Een grote invloed op het onderzoek van Tschumi naar de inherente eigenschappen van architectuur is zijn overtuiging dat er geen eenduidige, causale relatie bestaat tussen vorm en functie. Voor programmatische en architectonische logica bestaat geen gemeenschappelijke basis, zo stelde Tschumi ooit. Het is alsof Warrink de overtuiging van Tschumi wil bewijzen, door niet alleen de verhouding galerij-kunst om te keren, maar het paviljoen ook weer ‘recht te zetten’, een operatie die de ogenschijnlijke willekeur van de vorm lijkt te benadrukken en eveneens het onafhankelijke karakter van het paviljoen kracht bijzet.

Tschumi verwoorde het ten tijde van What a Wonderful World! prachtig in zijn essay Event Architecture: ‘Bij architectuur gaat het evenzeer om de gebeurtenis die plaatsvindt in een ruimte als om de ruimte zelf.
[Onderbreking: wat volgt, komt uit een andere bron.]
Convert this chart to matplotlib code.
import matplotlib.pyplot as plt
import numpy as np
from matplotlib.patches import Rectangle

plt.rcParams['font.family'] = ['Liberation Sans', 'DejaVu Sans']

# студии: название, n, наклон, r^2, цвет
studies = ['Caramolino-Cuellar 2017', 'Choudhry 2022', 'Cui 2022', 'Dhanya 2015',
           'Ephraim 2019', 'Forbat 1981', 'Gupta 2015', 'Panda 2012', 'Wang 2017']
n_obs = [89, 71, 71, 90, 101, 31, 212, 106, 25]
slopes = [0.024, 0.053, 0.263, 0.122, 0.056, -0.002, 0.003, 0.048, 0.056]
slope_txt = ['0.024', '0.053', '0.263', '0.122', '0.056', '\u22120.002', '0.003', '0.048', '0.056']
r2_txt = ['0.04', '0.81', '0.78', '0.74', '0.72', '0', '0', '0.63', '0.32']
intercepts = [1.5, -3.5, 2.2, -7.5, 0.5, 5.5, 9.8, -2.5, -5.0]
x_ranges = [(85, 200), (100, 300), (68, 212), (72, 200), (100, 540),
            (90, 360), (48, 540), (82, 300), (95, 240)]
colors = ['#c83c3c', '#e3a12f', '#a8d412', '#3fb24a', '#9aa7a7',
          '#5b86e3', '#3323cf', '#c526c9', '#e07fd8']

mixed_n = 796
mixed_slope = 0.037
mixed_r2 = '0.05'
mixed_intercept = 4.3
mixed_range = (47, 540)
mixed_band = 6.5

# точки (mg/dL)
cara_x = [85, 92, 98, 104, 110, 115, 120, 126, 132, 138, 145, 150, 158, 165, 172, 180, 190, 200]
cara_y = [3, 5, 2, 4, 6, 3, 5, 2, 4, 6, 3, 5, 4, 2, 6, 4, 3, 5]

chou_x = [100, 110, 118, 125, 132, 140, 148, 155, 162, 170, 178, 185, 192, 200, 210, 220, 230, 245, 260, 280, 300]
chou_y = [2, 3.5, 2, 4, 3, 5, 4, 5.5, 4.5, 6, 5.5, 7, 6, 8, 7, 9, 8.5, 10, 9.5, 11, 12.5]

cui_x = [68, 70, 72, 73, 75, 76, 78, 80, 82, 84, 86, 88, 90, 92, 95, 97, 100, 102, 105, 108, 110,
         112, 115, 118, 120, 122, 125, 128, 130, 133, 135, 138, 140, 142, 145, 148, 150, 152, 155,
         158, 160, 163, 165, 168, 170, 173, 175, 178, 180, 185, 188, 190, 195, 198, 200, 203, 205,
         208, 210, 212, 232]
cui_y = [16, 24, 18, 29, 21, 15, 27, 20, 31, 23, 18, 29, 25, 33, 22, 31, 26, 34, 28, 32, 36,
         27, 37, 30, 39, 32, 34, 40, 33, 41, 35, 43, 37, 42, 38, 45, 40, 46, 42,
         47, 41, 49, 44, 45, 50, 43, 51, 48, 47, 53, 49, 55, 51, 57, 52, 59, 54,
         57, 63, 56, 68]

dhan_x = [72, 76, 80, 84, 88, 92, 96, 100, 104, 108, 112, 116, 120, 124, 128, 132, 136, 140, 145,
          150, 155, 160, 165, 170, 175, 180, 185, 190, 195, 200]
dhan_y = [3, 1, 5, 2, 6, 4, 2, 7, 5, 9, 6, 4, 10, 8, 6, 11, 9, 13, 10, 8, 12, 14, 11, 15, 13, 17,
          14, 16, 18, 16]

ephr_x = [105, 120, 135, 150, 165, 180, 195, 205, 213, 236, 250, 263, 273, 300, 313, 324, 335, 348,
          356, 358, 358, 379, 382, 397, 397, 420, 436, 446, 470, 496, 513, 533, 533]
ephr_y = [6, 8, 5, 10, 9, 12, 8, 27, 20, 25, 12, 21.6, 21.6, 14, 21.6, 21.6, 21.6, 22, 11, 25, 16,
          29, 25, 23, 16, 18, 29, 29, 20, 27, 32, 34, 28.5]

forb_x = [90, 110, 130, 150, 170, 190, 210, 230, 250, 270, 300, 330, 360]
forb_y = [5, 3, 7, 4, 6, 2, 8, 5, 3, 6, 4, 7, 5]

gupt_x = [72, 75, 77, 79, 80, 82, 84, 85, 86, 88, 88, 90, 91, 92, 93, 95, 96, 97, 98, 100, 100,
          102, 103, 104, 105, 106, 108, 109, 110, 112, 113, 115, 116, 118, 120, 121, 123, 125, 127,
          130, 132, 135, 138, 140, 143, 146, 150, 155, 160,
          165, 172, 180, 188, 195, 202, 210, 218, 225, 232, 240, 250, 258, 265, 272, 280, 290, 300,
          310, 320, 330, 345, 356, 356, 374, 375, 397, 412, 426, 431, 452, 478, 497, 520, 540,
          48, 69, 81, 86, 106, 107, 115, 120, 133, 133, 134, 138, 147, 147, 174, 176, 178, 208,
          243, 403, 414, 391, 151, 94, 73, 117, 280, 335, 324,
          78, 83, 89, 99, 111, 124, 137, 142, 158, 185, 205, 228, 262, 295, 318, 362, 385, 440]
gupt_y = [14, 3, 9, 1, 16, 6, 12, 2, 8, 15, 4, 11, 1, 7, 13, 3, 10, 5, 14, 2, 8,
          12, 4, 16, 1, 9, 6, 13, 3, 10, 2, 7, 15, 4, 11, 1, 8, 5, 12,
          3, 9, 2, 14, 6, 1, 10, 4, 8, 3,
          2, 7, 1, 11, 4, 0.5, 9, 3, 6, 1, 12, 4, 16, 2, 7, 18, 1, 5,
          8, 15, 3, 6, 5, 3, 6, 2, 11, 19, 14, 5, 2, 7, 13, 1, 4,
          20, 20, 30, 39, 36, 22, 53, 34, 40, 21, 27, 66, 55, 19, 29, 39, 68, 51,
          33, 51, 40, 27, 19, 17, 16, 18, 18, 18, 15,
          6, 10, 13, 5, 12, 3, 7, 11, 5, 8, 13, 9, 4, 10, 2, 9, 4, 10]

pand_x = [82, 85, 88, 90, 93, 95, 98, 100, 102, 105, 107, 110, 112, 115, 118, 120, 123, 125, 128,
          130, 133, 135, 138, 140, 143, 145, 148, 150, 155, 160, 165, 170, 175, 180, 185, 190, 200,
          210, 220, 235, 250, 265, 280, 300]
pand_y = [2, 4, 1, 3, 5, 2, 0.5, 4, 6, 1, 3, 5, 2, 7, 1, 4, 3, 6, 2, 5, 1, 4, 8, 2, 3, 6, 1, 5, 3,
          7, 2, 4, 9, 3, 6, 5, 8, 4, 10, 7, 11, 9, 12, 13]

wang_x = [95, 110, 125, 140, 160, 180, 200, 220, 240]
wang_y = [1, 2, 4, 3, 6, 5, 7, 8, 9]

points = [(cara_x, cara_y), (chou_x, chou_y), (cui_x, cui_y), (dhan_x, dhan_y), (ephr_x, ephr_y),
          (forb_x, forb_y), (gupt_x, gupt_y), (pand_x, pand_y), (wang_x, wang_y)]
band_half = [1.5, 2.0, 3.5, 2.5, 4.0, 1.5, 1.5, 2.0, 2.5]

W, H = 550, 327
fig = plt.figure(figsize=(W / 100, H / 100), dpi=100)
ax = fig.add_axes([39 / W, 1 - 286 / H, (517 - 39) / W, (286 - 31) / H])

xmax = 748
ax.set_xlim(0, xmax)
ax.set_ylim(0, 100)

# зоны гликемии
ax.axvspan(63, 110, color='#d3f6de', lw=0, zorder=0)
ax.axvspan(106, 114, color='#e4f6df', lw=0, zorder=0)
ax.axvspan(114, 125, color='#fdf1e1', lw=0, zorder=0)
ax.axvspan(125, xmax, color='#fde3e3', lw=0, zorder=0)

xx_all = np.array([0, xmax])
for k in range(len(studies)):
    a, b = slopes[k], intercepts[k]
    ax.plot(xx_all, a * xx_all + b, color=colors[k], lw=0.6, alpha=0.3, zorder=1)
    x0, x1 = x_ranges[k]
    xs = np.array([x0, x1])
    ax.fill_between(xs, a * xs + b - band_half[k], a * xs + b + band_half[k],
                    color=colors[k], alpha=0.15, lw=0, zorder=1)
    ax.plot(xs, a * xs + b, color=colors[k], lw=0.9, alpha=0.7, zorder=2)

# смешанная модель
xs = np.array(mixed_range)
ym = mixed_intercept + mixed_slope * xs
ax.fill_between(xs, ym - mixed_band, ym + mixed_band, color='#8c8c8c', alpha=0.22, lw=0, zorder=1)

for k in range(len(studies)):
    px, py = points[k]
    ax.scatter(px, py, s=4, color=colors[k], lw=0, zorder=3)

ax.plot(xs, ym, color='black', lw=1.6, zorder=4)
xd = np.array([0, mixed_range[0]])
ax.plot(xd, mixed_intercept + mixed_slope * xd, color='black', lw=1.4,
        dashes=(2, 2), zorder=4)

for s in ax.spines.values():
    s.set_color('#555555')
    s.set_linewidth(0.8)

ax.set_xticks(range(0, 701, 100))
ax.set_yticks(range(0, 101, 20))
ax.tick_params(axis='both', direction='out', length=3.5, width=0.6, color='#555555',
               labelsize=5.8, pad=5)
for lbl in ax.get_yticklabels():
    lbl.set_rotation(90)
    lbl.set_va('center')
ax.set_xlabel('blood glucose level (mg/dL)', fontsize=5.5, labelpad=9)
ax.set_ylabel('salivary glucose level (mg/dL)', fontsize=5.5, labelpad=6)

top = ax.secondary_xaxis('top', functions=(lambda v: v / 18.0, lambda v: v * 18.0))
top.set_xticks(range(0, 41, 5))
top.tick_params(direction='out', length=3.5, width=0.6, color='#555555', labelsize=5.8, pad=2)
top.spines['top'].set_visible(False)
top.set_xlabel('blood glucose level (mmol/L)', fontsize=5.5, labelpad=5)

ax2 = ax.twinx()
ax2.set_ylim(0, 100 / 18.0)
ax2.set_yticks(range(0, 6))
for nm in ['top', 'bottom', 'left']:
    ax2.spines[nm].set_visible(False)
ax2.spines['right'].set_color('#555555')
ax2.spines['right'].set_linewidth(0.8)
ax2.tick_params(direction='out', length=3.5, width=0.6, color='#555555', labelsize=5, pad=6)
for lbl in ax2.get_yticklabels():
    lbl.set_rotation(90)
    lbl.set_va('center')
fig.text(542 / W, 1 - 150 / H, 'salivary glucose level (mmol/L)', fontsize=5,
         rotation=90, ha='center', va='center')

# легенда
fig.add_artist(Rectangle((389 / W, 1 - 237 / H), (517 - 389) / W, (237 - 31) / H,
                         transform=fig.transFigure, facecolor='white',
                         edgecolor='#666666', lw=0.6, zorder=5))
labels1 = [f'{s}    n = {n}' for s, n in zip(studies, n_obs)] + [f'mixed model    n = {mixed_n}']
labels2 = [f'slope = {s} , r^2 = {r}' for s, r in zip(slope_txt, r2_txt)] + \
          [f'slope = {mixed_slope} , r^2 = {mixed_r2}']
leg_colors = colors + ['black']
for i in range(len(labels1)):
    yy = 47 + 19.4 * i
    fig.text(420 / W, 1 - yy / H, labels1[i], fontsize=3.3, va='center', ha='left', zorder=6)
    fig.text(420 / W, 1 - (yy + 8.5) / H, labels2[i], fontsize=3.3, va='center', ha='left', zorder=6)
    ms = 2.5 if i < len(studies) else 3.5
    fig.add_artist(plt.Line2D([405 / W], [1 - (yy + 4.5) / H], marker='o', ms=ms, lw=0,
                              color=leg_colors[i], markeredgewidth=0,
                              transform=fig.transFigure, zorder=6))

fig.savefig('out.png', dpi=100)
In de wereld van vandaag, waar spoorwegstations musea worden en kerken nachtclubs, moeten wij leren omgaan met de uitzonderlijke mate van onderlinge inwisselbaarheid van vorm en functie en met het verdwijnen van traditionele of algemeen aanvaardbare oorzaak-gevolgrelaties, zoals die door het modernisme heilig waren verklaard.’ De humor waarmee Warrink Tschumi’s ideeën in zijn eigen paviljoen versterkt, maakt de ingreep een overtuigend eerbetoon. Het zou mooi zijn Tschumi op de hoogte te brengen van de ingreep van Warrink, om te laten weten dat vorm en functie van zijn paviljoen tijdelijk zijn ingewisseld.